'''
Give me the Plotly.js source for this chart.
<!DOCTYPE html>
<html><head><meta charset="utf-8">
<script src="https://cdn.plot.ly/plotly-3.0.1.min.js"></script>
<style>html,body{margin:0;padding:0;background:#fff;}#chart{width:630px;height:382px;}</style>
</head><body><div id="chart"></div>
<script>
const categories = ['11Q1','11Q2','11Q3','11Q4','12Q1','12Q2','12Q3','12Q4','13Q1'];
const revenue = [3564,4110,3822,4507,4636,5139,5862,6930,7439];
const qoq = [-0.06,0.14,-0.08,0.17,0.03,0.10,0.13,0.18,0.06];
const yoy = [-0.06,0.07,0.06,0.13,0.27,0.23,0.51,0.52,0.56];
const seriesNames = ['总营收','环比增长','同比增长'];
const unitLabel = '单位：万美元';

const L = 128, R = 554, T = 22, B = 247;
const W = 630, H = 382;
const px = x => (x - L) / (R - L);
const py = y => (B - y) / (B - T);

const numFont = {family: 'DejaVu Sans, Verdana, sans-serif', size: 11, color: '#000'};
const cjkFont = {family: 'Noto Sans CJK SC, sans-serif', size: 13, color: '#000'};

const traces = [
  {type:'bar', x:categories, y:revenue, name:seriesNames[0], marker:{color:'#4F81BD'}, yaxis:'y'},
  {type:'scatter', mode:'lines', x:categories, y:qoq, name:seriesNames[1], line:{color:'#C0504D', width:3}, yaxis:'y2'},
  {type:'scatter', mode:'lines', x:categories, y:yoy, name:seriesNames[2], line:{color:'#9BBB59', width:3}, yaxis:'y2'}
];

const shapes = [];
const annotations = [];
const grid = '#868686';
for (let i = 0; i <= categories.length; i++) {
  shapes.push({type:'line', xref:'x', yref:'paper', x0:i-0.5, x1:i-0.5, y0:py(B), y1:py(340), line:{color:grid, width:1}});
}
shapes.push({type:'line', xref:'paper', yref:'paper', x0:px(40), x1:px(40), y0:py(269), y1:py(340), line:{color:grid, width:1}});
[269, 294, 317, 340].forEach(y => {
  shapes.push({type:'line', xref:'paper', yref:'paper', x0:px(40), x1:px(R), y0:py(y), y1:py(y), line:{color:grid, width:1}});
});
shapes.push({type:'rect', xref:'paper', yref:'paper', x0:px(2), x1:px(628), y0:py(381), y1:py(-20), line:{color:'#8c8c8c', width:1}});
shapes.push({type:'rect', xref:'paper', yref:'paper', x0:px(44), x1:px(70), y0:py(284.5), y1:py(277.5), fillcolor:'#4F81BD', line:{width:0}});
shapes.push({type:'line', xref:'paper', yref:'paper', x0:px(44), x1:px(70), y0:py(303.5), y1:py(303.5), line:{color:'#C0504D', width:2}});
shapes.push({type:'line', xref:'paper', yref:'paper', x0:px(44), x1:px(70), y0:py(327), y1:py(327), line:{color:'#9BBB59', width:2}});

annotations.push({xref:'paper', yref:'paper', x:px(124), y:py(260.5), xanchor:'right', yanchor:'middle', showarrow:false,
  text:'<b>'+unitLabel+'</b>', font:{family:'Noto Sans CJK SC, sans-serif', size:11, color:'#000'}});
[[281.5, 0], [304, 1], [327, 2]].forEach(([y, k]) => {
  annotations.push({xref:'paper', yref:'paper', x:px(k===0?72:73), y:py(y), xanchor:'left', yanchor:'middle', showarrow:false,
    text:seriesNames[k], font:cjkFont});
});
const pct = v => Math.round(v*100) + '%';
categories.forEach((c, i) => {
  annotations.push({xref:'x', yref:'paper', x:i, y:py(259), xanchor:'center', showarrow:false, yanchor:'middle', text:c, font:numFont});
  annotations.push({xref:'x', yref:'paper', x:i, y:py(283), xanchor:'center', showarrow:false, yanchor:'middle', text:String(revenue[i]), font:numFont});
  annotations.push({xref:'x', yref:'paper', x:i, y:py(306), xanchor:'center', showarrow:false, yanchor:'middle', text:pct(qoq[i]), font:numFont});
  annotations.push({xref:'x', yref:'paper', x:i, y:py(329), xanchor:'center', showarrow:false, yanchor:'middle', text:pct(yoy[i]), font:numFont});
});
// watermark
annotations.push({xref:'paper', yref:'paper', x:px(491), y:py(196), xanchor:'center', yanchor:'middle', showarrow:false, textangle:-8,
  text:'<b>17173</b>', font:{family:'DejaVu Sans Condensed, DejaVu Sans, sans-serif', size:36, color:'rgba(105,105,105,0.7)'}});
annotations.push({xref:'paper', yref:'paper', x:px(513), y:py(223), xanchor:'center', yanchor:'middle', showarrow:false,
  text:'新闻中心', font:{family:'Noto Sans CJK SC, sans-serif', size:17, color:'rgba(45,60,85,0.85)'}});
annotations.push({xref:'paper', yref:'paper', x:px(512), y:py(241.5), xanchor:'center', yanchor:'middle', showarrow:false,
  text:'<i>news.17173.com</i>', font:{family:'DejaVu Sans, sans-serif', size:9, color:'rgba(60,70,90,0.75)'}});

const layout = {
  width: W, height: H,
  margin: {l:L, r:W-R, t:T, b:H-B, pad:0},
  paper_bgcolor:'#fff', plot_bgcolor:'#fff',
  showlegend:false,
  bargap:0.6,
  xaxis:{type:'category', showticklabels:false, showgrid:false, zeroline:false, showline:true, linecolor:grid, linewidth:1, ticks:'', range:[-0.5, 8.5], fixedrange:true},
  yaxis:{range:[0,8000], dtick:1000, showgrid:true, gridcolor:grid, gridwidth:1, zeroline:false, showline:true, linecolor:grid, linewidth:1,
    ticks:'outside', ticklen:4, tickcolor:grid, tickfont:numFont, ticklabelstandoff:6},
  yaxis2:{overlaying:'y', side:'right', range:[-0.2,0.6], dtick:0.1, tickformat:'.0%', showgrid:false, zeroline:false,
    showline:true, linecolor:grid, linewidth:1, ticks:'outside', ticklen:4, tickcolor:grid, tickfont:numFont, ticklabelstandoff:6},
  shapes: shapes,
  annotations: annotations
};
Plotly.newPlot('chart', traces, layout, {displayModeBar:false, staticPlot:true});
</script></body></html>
'''
● CHALLENGE
Extract the full listing and reproduce each line exactly.

● PROBLEM SOLUTION
Give me the Plotly.js source for this chart.
<!DOCTYPE html>
<html><head><meta charset="utf-8">
<script src="https://cdn.plot.ly/plotly-3.0.1.min.js"></script>
<style>html,body{margin:0;padding:0;background:#fff;}#chart{width:630px;height:382px;}</style>
</head><body><div id="chart"></div>
<script>
const categories = ['11Q1','11Q2','11Q3','11Q4','12Q1','12Q2','12Q3','12Q4','13Q1'];
const revenue = [3564,4110,3822,4507,4636,5139,5862,6930,7439];
const qoq = [-0.06,0.14,-0.08,0.17,0.03,0.10,0.13,0.18,0.06];
const yoy = [-0.06,0.07,0.06,0.13,0.27,0.23,0.51,0.52,0.56];
const seriesNames = ['总营收','环比增长','同比增长'];
const unitLabel = '单位：万美元';

const L = 128, R = 554, T = 22, B = 247;
const W = 630, H = 382;
const px = x => (x - L) / (R - L);
const py = y => (B - y) / (B - T);

const numFont = {family: 'DejaVu Sans, Verdana, sans-serif', size: 11, color: '#000'};
const cjkFont = {family: 'Noto Sans CJK SC, sans-serif', size: 13, color: '#000'};

const traces = [
  {type:'bar', x:categories, y:revenue, name:seriesNames[0], marker:{color:'#4F81BD'}, yaxis:'y'},
  {type:'scatter', mode:'lines', x:categories, y:qoq, name:seriesNames[1], line:{color:'#C0504D', width:3}, yaxis:'y2'},
  {type:'scatter', mode:'lines', x:categories, y:yoy, name:seriesNames[2], line:{color:'#9BBB59', width:3}, yaxis:'y2'}
];

const shapes = [];
const annotations = [];
const grid = '#868686';
for (let i = 0; i <= categories.length; i++) {
  shapes.push({type:'line', xref:'x', yref:'paper', x0:i-0.5, x1:i-0.5, y0:py(B), y1:py(340), line:{color:grid, width:1}});
}
shapes.push({type:'line', xref:'paper', yref:'paper', x0:px(40), x1:px(40), y0:py(269), y1:py(340), line:{color:grid, width:1}});
[269, 294, 317, 340].forEach(y => {
  shapes.push({type:'line', xref:'paper', yref:'paper', x0:px(40), x1:px(R), y0:py(y), y1:py(y), line:{color:grid, width:1}});
});
shapes.push({type:'rect', xref:'paper', yref:'paper', x0:px(2), x1:px(628), y0:py(381), y1:py(-20), line:{color:'#8c8c8c', width:1}});
shapes.push({type:'rect', xref:'paper', yref:'paper', x0:px(44), x1:px(70), y0:py(284.5), y1:py(277.5), fillcolor:'#4F81BD', line:{width:0}});
shapes.push({type:'line', xref:'paper', yref:'paper', x0:px(44), x1:px(70), y0:py(303.5), y1:py(303.5), line:{color:'#C0504D', width:2}});
shapes.push({type:'line', xref:'paper', yref:'paper', x0:px(44), x1:px(70), y0:py(327), y1:py(327), line:{color:'#9BBB59', width:2}});

annotations.push({xref:'paper', yref:'paper', x:px(124), y:py(260.5), xanchor:'right', yanchor:'middle', showarrow:false,
  text:'<b>'+unitLabel+'</b>', font:{family:'Noto Sans CJK SC, sans-serif', size:11, color:'#000'}});
[[281.5, 0], [304, 1], [327, 2]].forEach(([y, k]) => {
  annotations.push({xref:'paper', yref:'paper', x:px(k===0?72:73), y:py(y), xanchor:'left', yanchor:'middle', showarrow:false,
    text:seriesNames[k], font:cjkFont});
});
const pct = v => Math.round(v*100) + '%';
categories.forEach((c, i) => {
  annotations.push({xref:'x', yref:'paper', x:i, y:py(259), xanchor:'center', showarrow:false, yanchor:'middle', text:c, font:numFont});
  annotations.push({xref:'x', yref:'paper', x:i, y:py(283), xanchor:'center', showarrow:false, yanchor:'middle', text:String(revenue[i]), font:numFont});
  annotations.push({xref:'x', yref:'paper', x:i, y:py(306), xanchor:'center', showarrow:false, yanchor:'middle', text:pct(qoq[i]), font:numFont});
  annotations.push({xref:'x', yref:'paper', x:i, y:py(329), xanchor:'center', showarrow:false, yanchor:'middle', text:pct(yoy[i]), font:numFont});
});
// watermark
annotations.push({xref:'paper', yref:'paper', x:px(491), y:py(196), xanchor:'center', yanchor:'middle', showarrow:false, textangle:-8,
  text:'<b>17173</b>', font:{family:'DejaVu Sans Condensed, DejaVu Sans, sans-serif', size:36, color:'rgba(105,105,105,0.7)'}});
annotations.push({xref:'paper', yref:'paper', x:px(513), y:py(223), xanchor:'center', yanchor:'middle', showarrow:false,
  text:'新闻中心', font:{family:'Noto Sans CJK SC, sans-serif', size:17, color:'rgba(45,60,85,0.85)'}});
annotations.push({xref:'paper', yref:'paper', x:px(512), y:py(241.5), xanchor:'center', yanchor:'middle', showarrow:false,
  text:'<i>news.17173.com</i>', font:{family:'DejaVu Sans, sans-serif', size:9, color:'rgba(60,70,90,0.75)'}});

const layout = {
  width: W, height: H,
  margin: {l:L, r:W-R, t:T, b:H-B, pad:0},
  paper_bgcolor:'#fff', plot_bgcolor:'#fff',
  showlegend:false,
  bargap:0.6,
  xaxis:{type:'category', showticklabels:false, showgrid:false, zeroline:false, showline:true, linecolor:grid, linewidth:1, ticks:'', range:[-0.5, 8.5], fixedrange:true},
  yaxis:{range:[0,8000], dtick:1000, showgrid:true, gridcolor:grid, gridwidth:1, zeroline:false, showline:true, linecolor:grid, linewidth:1,
    ticks:'outside', ticklen:4, tickcolor:grid, tickfont:numFont, ticklabelstandoff:6},
  yaxis2:{overlaying:'y', side:'right', range:[-0.2,0.6], dtick:0.1, tickformat:'.0%', showgrid:false, zeroline:false,
    showline:true, linecolor:grid, linewidth:1, ticks:'outside', ticklen:4, tickcolor:grid, tickfont:numFont, ticklabelstandoff:6},
  shapes: shapes,
  annotations: annotations
};
Plotly.newPlot('chart', traces, layout, {displayModeBar:false, staticPlot:true});
</script></body></html>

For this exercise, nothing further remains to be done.